How and why the book left Old Deer is now not known but the newspaper article suggested it was taken south by Edward I and this is certainly the belief of Derek Jennings, the leader of the Book of Deer Project whom I saw on a BBC Alba programme.  He believes it was a “powerful local symbol” and Edward stole it so he could “hold sway over the local people”.  Mr Jennings concedes though that this is just a theory and that nobody now knows.

The University of Cambridge Digital Library site records former owners as Thomas Gale (1635 – 1702), John Moore (1646 – 1714) and George I.  The origin place is recorded as “Scotland ?”  –  which made me snort  –  and their text hedges their bets: “scholars have tended to argue for a Scottish origin” …… “association with Deer” …… “reasonable to assume that the manuscript was at Deer” when the Gaelic or Middle Irish additions were made.  One of these land transactions actually names David I so I’d have thought that was pretty conclusive.  Wikipedia is bolder, saying it was “looted during the Wars of Scottish Independence”.

An article on the Ancient Origins site by a Kristen C tells us it was ‘discovered’ by a Cambridge University librarian called Henry Bradshaw around 1860 and that how it got from Aberdeenshire into England “remains a mystery”.  She says of the Gaelic writings that their “credibility has been called into question by some, others argue the writing is completely authentic.”  Well, no surprises there.

I sat down to watch the BBC Alba programme Air Toir Manachainn Dheir about the search for the lost monastery at Deer with some excitement but oh my, it was neither fish nor fowl.  If you like to watch folk digging in a field, this is a programme for you; of its 59 minutes, I’d say a good 40 are concerned with moving earth from one place to another but gripping it was not.  There were some interesting moments however and I learned a few new things about the book and about the monastery where it was written but these were scattered through the programme, maybe deliberately so.

The margins of the book were used to record the land transactions as writing materials were scarce.  The book was “a gem in the history of Scotland”.  Deer Abbey, now a ruin, was built in the 13th century, at least 500 years after the monastery.  Derek Jennings, the project leader, had been looking for the site of the monastery for 9 years – the programme was first shown in January 2018 and the dig took place in July 2017.

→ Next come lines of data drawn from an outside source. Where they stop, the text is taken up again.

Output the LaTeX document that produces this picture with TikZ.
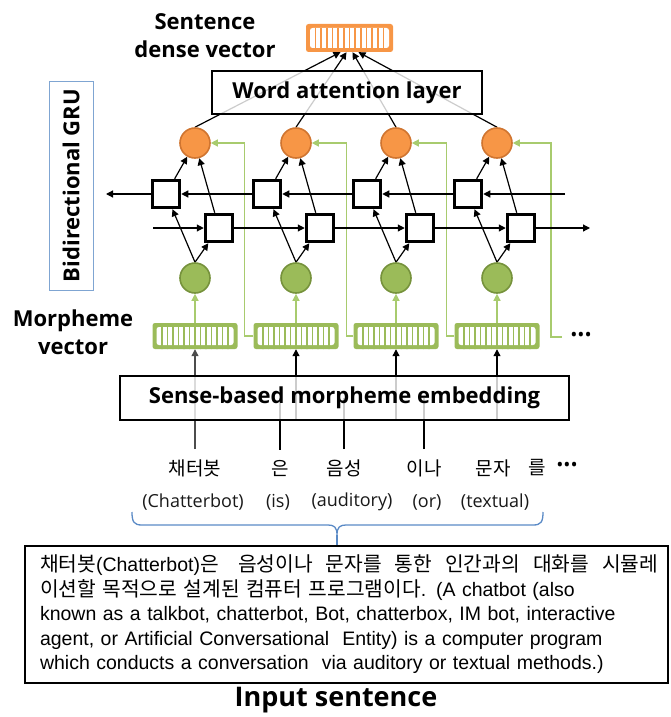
\documentclass[tikz,border=0pt]{standalone}
\usepackage{fontspec}
\setmainfont{Liberation Sans}
\newfontfamily\lblfont{Open Sans}
\newfontfamily\krfont{Noto Sans CJK KR}
\newfontfamily\krtext{Noto Sans CJK KR}[WordSpace=1.4]
\usetikzlibrary{arrows.meta,calc,backgrounds}

\definecolor{vecOrange}{HTML}{F79646}
\definecolor{orangeEdge}{HTML}{D07530}
\definecolor{gruGreen}{HTML}{9BBB59}
\definecolor{greenEdge}{HTML}{76923C}
\definecolor{paleGreen}{HTML}{A8CB6E}
\definecolor{gruBlue}{HTML}{7FA5D2}
\definecolor{braceBlue}{HTML}{5A8AC6}

\newcommand{\kr}[1]{{\krtext\fontsize{20.3}{24.5}\selectfont #1}}

\tikzset{
  lbl/.style={font=\lblfont\bfseries\fontsize{22}{28}\selectfont, inner sep=0pt},
  layerbox/.style={draw=black, line width=1.3pt, fill=white, fill opacity=0.8,
    text opacity=1, draw opacity=1, lbl},
  vecbox/.style={rectangle, rounded corners=2.5pt, fill=#1, minimum width=85pt,
    minimum height=26pt, inner sep=0pt,
    path picture={
      \fill[white] ([xshift=4pt,yshift=-4pt]path picture bounding box.north west)
        rectangle ([xshift=-4pt,yshift=4pt]path picture bounding box.south east);
      \foreach \k in {1,...,13}{
        \draw[#1, line width=1.7pt]
          ($([xshift=4pt,yshift=-4pt]path picture bounding box.north west)!\k/14!([xshift=-4pt,yshift=-4pt]path picture bounding box.north east)$)
          -- ++(0,-30pt);
      }
    }},
  gru/.style={rectangle, draw=black, fill=white, line width=3.5pt, minimum size=27pt, inner sep=0pt},
  ocirc/.style={circle, fill=vecOrange, draw=orangeEdge, line width=1.6pt, minimum size=30pt, inner sep=0pt},
  gcirc/.style={circle, fill=gruGreen, draw=greenEdge, line width=1.6pt, minimum size=30pt, inner sep=0pt},
  link/.style={->, line width=1.2pt},
  feed/.style={->, draw=paleGreen, line width=1.3pt},
  krw/.style={font=\krfont\fontsize{19}{22}\selectfont, inner xsep=0pt, inner ysep=10pt},
  gloss/.style={font=\lblfont\fontsize{18}{22}\selectfont, text=black!90, inner sep=1pt},
  dots/.style={font=\lblfont\fontsize{19}{19}\selectfont, inner sep=0pt}
}

\begin{document}
\begin{tikzpicture}[x=1pt, y=-1pt, >={Triangle[length=7pt,width=7pt]}]
\useasboundingbox (0,0) rectangle (671,717);

% ---- top: sentence vector and attention layer
\node[vecbox=vecOrange, minimum width=87pt, minimum height=28pt] (sv) at (349.5,38) {};
\node[lbl, align=center] (svlabel) at (205,36) {Sentence\\dense vector};
\node[layerbox, minimum width=270pt, minimum height=43pt] (att) at (347,92.5) {Word attention layer};

% ---- bidirectional GRU columns
\foreach \i/\x in {1/195,2/296,3/396,4/497}{
  \node[ocirc] (o\i) at (\x,143) {};
  \node[gru]   (b\i) at (\x-29,194) {};
  \node[gru]   (f\i) at (\x+24,228) {};
  \node[gcirc] (g\i) at (\x,278) {};
  \node[vecbox=gruGreen] (v\i) at (\x,336) {};
}
\coordinate (bstart) at (565,194);
\coordinate (bend)   at (106,194);
\coordinate (fstart) at (153,228);
\coordinate (fend)   at (590,228);
\coordinate (more)   at (562,337);
\node[dots] (moredots) at (581,337) {•••};

% ---- side labels
\node[draw=gruBlue, line width=1pt, rotate=90, minimum width=209pt, minimum height=44pt,
      lbl, fill=white] (gru) at (71,185.5) {Bidirectional GRU};
\node[lbl, align=center] (mvlabel) at (73,332) {Morpheme\\vector};

% ---- embedding layer and input words
\node[layerbox, minimum width=449pt, minimum height=44pt] (sb) at (344.5,398) {Sense-based morpheme embedding};

\node[krw] (w1) at (195,468) {채터봇};
\node[krw] (w2) at (280,468) {은};
\node[krw] (w3) at (344,468) {음성};
\node[krw] (w4) at (424,468) {이나};
\node[krw] (w5) at (493,468) {문자};
\node[krw] (w6) at (537,468) {를};
\node[dots] (wdots) at (567,467) {•••};

\node[gloss] (e1) at (193,502) {(Chatterbot)};
\node[gloss] (e2) at (278,502) {(is)};
\node[gloss] (e3) at (352,502) {(auditory)};
\node[gloss] (e4) at (427,502) {(or)};
\node[gloss] (e5) at (495,502) {(textual)};

% brace gathering the words
\coordinate (brl) at (132,512);
\coordinate (brr) at (543,512);
\coordinate (brt) at (337,535);
\draw[braceBlue, line width=1.3pt]
  (brl) .. controls (132,522) and (134,525) .. (142,525) -- (328,525)
  .. controls (334,525) and (337,527) .. (brt)
  .. controls (337,527) and (340,525) .. (346,525) -- (533,525)
  .. controls (541,525) and (543,522) .. (brr);

% input sentence
\node[draw=black, line width=1.4pt, minimum width=643pt, minimum height=137pt,
      text width=613pt, inner xsep=15pt, align=left,
      font=\fontsize{19.5}{24.5}\selectfont] (inbox) at (346.5,614.5)
  {\mbox{\kr{채터봇}(Chatterbot)\kr{은}\ \ \ \kr{음성이나\ \ 문자를\ \ 통한\ \ 인간과의\ \ 대화를\ \ 시뮬레}}\\
   \mbox{\kr{이션할 목적으로 설계된 컴퓨터 프로그램이다}. (A chatbot (also}\\
   \mbox{known as a talkbot, chatterbot, Bot, chatterbox, IM bot, interactive}\\
   \mbox{agent, or Artificial Conversational\ \ Entity) is a computer program}\\
   \mbox{which conducts a conversation\ \ via auditory or textual methods.)}};
\node[lbl, font=\lblfont\bfseries\fontsize{27}{30}\selectfont] (inlabel) at (336,700) {Input sentence};

% ---- connectors (kept underneath the boxes)
\begin{pgfonlayer}{background}
  % feedback from the next morpheme vector
  \draw[feed] (v2.west) -- ++(-9,0) |- (o1.east);
  \draw[feed] (v3.west) -- ++(-7,0) |- (o2.east);
  \draw[feed] (v4.west) -- ++(-8,0) |- (o3.east);
  \draw[feed] (more) -- ++(-11,0) |- (o4.east);
  \foreach \i in {1,...,4}{
    \draw[feed] (v\i) -- (g\i);
  }
  % recurrent chains
  \draw[link] (bstart) -- (b4);
  \draw[link] (b4) -- (b3);
  \draw[link] (b3) -- (b2);
  \draw[link] (b2) -- (b1);
  \draw[link] (b1) -- (bend);
  \draw[link] (fstart) -- (f1);
  \draw[link] (f1) -- (f2);
  \draw[link] (f2) -- (f3);
  \draw[link] (f3) -- (f4);
  \draw[link] (f4) -- (fend);
  \foreach \i in {1,...,4}{
    \draw[link] (g\i.north) -- (b\i);
    \draw[link] (g\i.north) -- (f\i);
    \draw[link] (b\i) -- (o\i);
    \draw[link] (f\i) -- (o\i);
  }
  % attention to the sentence vector
  \draw[link] (o1.north) -- ([xshift=-9pt]sv.south);
  \draw[link] (o2.north) -- ([xshift=-3pt]sv.south);
  \draw[link] (o3.north) -- ([xshift=3pt]sv.south);
  \draw[link] (o4.north) -- ([xshift=9pt]sv.south);
  % embedding to morpheme vectors
  \draw[link, draw=black!70] (w1.north) -- (v1);
  \draw[link] (v2.south |- sb.south) -- (v2);
  \draw[link] (v3.south |- sb.south) -- (v3);
  \draw[link] (v4.south |- sb.south) -- (v4);
  \draw[line width=1.2pt] (w2.north) -- (w2.north |- sb.center);
  \draw[line width=1.2pt] (w3.north) -- (w3.north |- sb.center);
  \draw[line width=1.2pt] (w4.north) -- (w4.north |- sb.center);
  % brace to the input box
  \draw[braceBlue, line width=1.3pt] (brt) -- (brt |- inbox.north);
\end{pgfonlayer}
\end{tikzpicture}
\end{document}
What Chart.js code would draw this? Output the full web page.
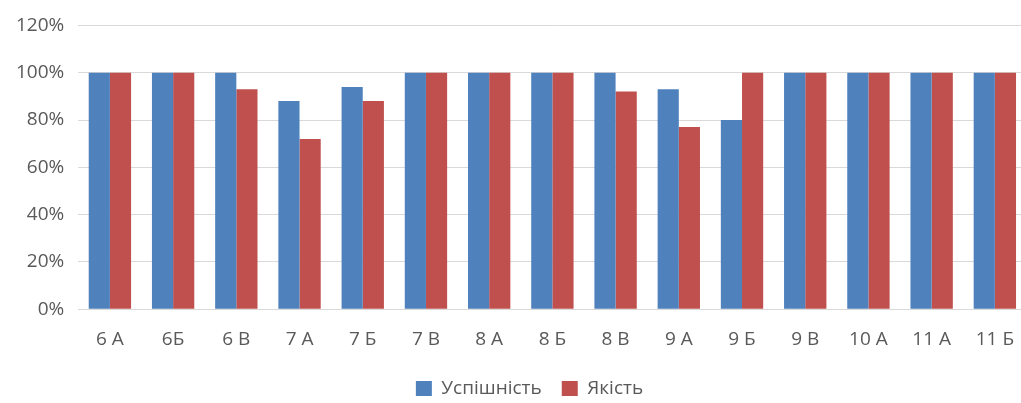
<!DOCTYPE html>
<html>
<head>
<meta charset="utf-8">
<script src="https://cdn.jsdelivr.net/npm/chart.js@4"></script>
<style>
  html, body { margin: 0; padding: 0; background: #ffffff; overflow: hidden; }
  #wrap { position: relative; width: 1033px; height: 403px; }
</style>
</head>
<body>
<div id="wrap"><canvas id="chart"></canvas></div>
<script>
/* ---------- data ---------- */
const classes = ["6 А", "6Б", "6 В", "7 А", "7 Б", "7 В", "8 А", "8 Б", "8 В", "9 А", "9 Б", "9 В", "10 А", "11 А", "11 Б"];
const uspishnist = [100, 100, 100, 88, 94, 100, 100, 100, 100, 93, 80, 100, 100, 100, 100];
const yakist = [100, 100, 93, 72, 88, 100, 100, 100, 92, 77, 100, 100, 100, 100, 100];
const seriesNames = ["Успішність", "Якість"];

/* ---------- theme ---------- */
const COLORS = { blue: "#4f81bd", red: "#c0504d", grid: "#d9d9d9", text: "#595959" };
const FONT = "'Open Sans', 'Noto Sans', sans-serif";

// nudge the legend a little to the right, like the original
const legendShift = {
    id: "legendShift",
    afterLayout(chart) {
        chart.legend.left += 12;
        chart.legend.right += 12;
    }
};

new Chart(document.getElementById("chart"), {
    type: "bar",
    data: {
        labels: classes,
        datasets: [
            { label: seriesNames[0], data: uspishnist, backgroundColor: COLORS.blue },
            { label: seriesNames[1], data: yakist, backgroundColor: COLORS.red }
        ]
    },
    plugins: [legendShift],
    options: {
        responsive: true,
        maintainAspectRatio: false,
        animation: false,
        datasets: { bar: { categoryPercentage: 0.67, barPercentage: 1.0 } },
        layout: { padding: { top: 10, left: 2, right: 0, bottom: -5 } },
        plugins: {
            tooltip: { enabled: false },
            legend: {
                position: "bottom",
                labels: {
                    boxWidth: 16, boxHeight: 15, padding: 20,
                    color: COLORS.text,
                    font: { family: FONT, size: 19 }
                }
            }
        },
        scales: {
            x: {
                grid: { display: false, drawTicks: false },
                border: { color: COLORS.grid },
                ticks: { color: COLORS.text, padding: 19, font: { family: FONT, size: 19 } },
                afterFit: s => { s.height -= 11; }
            },
            y: {
                min: 0, max: 120,
                grid: { color: COLORS.grid, drawTicks: false },
                border: { display: false },
                ticks: {
                    stepSize: 20, padding: 14, color: COLORS.text,
                    font: { family: FONT, size: 19 },
                    callback: v => v + "%"
                }
            }
        }
    }
});
</script>
</body>
</html>
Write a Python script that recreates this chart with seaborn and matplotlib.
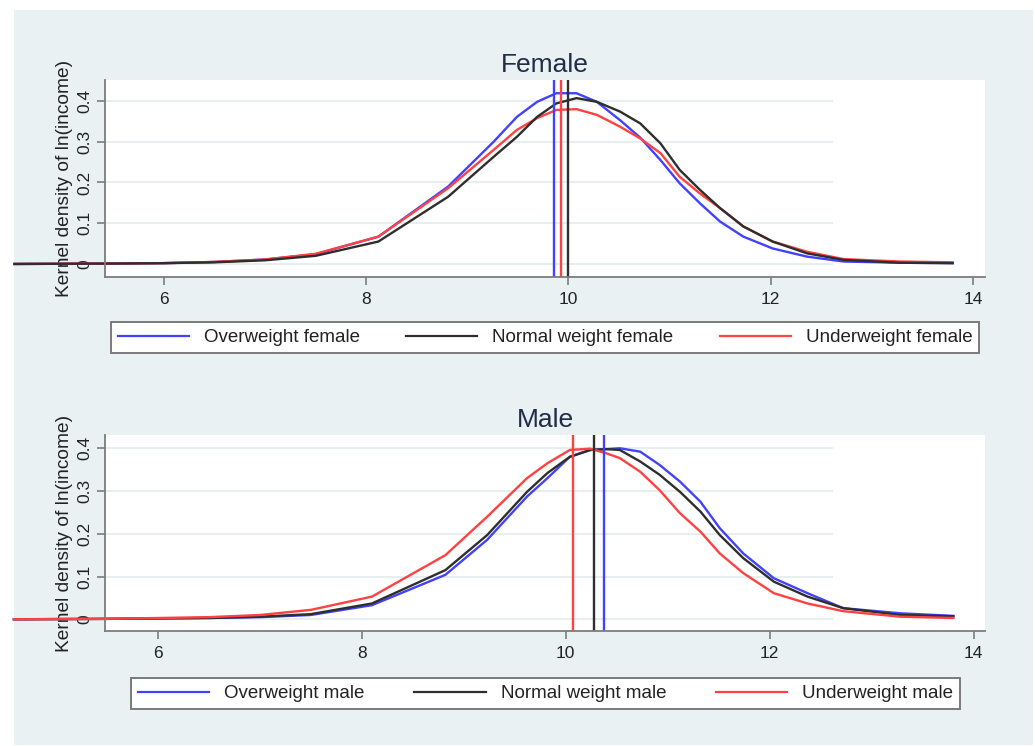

There were two sections of interview with Michelle Macleod from the Gaelic Department at Aberdeen University.  She spoke about the book’s place in the linguistic history of Scotland and in the life of the local people; it showed that Gaelic was then the language of business and of the law in the north east which gave the lie to the often-used expression “Gaelic was never spoken here”.  Indeed!  This point was also made by one of the excavators, a Gaelic speaker herself who knew that Gaelic had been present in the north east for a long time.

After the strimming, the de-turfing, the digging, the trowelling, the sieving, the measuring and the recording, the finds themselves came near the end of the programme: the remains of a fireplace, probably used for metalworking and the site of another building with the remains of stone structures and of post holes from a previously unknown settlement.  The most important artefacts  –  a piece of handmade pottery and charcoal from the hearth  –  were dated to the 13 / 14th and to the 12 / 13th centuries respectively so the chief archaeologist was not downhearted.

Neither was the redoubtable Mr Jennings and his search for the actual site of the monastery goes on.  He’s certainly had a victory in persuading Cambridge University to loan The Book of Deer and I look forward to much wider publicity when it finally comes home to the north east.  I also hope that BBC Alba are planning another programme about the book itself and its pride of place in our cultural and linguistic history.

(This is the first post I’ve done since WordPress changed its layout and it’s been a truly ghastly experience trying to escape from the Block Editor.  I have felt myself age in the process and had to take a healing walk in the garden.  I couldn’t get a picture of the book which was not copyrighted which was maybe just as well as trying to add it could have tipped me over the edge.  I will need to gather my forces before attempting another post.)